After that, a trip to Caporale’s, where we learned that the secret to the bread that we all remember was an underground oven, built into the earth under their old facility in South Cumberland.

We visited Ebensburg, Pennsylvania, the seat of Cambria County, and found several documents of interest at the county courthouse, including Nonnie and Nonno’s marriage certificate and the naturalization papers for several of the Nevy brothers and Teresina.

The marriage certificate was dated 1915, but on it Nonnie listed her age as 18. Even so, there was an additional document signed by Giacomo Galli (signing as Jacob Galli) giving his consent to the marriage of a child.

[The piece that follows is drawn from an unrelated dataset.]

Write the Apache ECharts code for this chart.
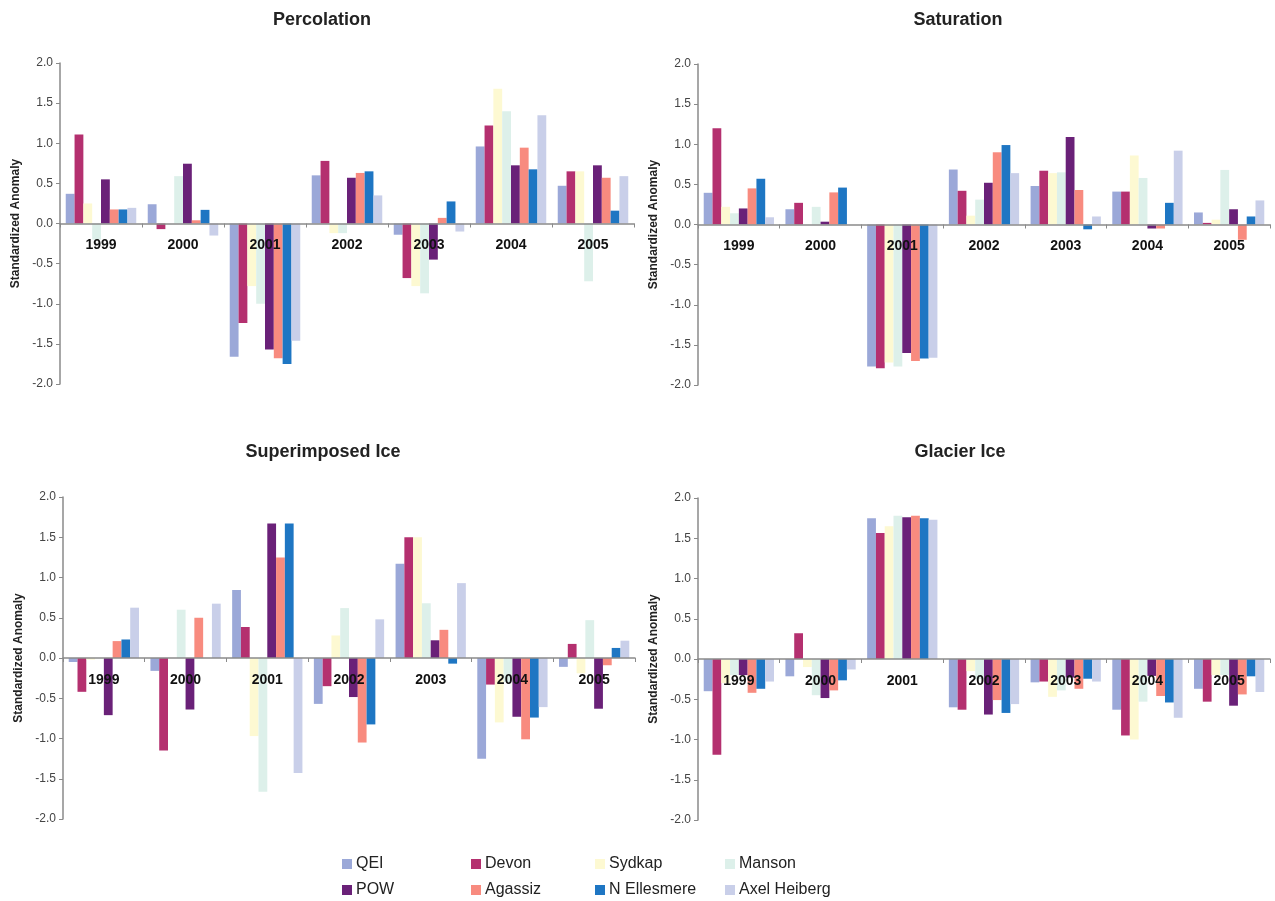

One of the witnesses to the signing was Italina Nevy of Colver.

The naturalization papers contain a lot of interesting history, including the date each of the Nevy brothers first came to America, what port they left from in Europe, the name of the ship, and their signatures renouncing all allegiance to any foreign potentate, especially Victor Emmanuel III, King of Italy. We found Ralph Nevy’s Declaration of Intention to be naturalized, but could not find his actual citizenship papers. We’re thinking that perhaps he completed the process after he moved to Cumberland.

After a visit to Colver, looking for the bar where Giacomo worked and talking to several townspeople who remembered the Nevy Brothers store in Vintondale, we bedded down for the night at a motel.

The next day we traveled to Vintondale. Alex had written for and received permission to go up into the rooms over the old Nevy Brothers store, which is still in use as a store. Mom experienced a flash from the past, remembering who slept in what room, recognizing the linoleum and wallpaper patterns, pointing out where the dining room used to be, where Nonnie had nursed Catarina Nevy during the last week of her life, and recounting all the adventures she and her sisters and cousins had.

Up in the attic, we found old papers from the store, with dates as early as 1912. They were mostly ledgers (kept by Emma), checks, and invoices for various products — maple syrup, butter, thread, boots and rubbers. There were several copies of an Italian-language novella. Everything told a story of running a business in those days. I salvaged a bunch of these dirty, dusty papers and they’re now sitting safely inside ziplock bags in my editing room. The trick will be to scan them into a computer without getting the dust of the ages all over our house.

The river that runs behind the store in Vintondale is still orange in color — sulfur wastes from the coal mines. Mom said she was always afraid to go in the river for fear her shoes would turn orange. (This didn’t stop Viola from once losing a shoe to the river after kicking her foot out.)

We learned from the woman that ran the store that the people of the area are trying to clean their watershed and, as a first step, are draining the water out of the mines. As a result, you can see small geysers in the middle of the river bed, where the mine water is being pumped out. Although the project has only just begun, fish are beginning to appear in the stream once again.

The trip was a wonderful and enlightening step into the past for us. My thanks to Alex, the youngest grandchild of Nonnie and Nonno, for making it all happen.

For those of you who want to know more about the history of the town and some stories about the Nevy brothers, there is a wonderful book out entitled Delano’s Domain – A History of Warren Delano’s Mining Towns of Vintondale, Wehrum and Claghorn, Volume I, 1789-1930 by Denise Dusza Weber.

It’s published by the A. G. Halldin Publishing Company, Inc., Indiana, Pennsylvania 15701-0667. ISBN 0-935648-33-x.